The Theory Behind Performance
"Performance is a key issue in all of this," says Mark Squillante, manager of the systems
design, analysis and theory group at IBM's Thomas J. Watson Research Center. Squillante has been working on the theoretical analysis and optimization of scheduling and resource management for clusters. As he says, the goal is to optimize cluster performance and incorporate the solutions in real systems.
"But there are different performance
objectives," Squillante points out. "For example, we may want to minimize response time, maximize throughput or realize some combination of objectives. This makes cluster scheduling problems even more complex, as there is never one single objective."
In the case of the simple goal of balancing a workload across the nodes of a cluster to prevent any one node from becoming a
bottleneck, the scheduler might opt for what's called affinity scheduling. That routes jobs to the nodes in the cluster that are best suited to handle them. It might happen, however, that every node in the cluster could tackle the particular application but that one node already has the necessary data loaded in its memory.
"Since that node doesn't have to access the data from the disk, it would perform the task faster," explains Squillante. "Yet, it's not always that simple, because that node might be overloaded while others are underloaded. Hence, there's a fundamental trade-off between affinity scheduling and load balancing."
The situation becomes further complicated with parallel applications, which introduce a new set of considerations. For example, how many nodes should be allocated to any single job and how should they be allocated? Do all the allocated nodes execute the job simultaneously, or do tasks of the job independently queue up for nodes that will execute the tasks when they can get around to it?

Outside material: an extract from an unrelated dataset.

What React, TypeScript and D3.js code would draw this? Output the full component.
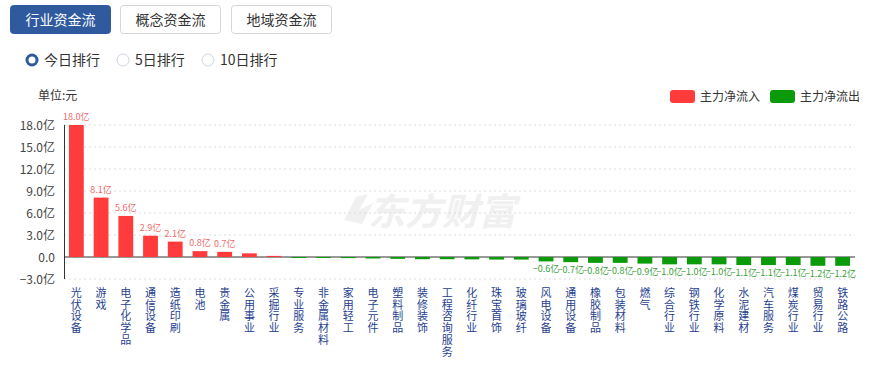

"It depends heavily on the application environment," says Squillante. "We have an optimal policy for one class of applications, and we've been working on finding the optimal degree of space-sharing and time-sharing given the characteristics of another class of applications and the system load."
Squillante and some of his experimental colleagues in IBM Research, such as Liana Fong, Nayeem Islam and Pratap Pattnaik, have come up with scheduling approaches that are theoretically optimal and perform extremely well in practice. One specific approach to "gang scheduling" takes advantage of dynamic space- and time-sharing, so that the allocation of the workload can change with the circumstances. For instance, the number of nodes allocated to a job could be adjusted to maintain a certain level of node efficiency, while the degree of time-sharing could be adjusted to achieve some form of shortest service time first. "You can often prove that such adaptive combinations of space-sharing and time-sharing are required to achieve the best performance for certain application environments," says Squillante.
While many aspects of the work are still at the prototype stage, the analysis and experiments suggest that some of these optimal scheduling methods could provide as much as two- to three-fold improvements in performance.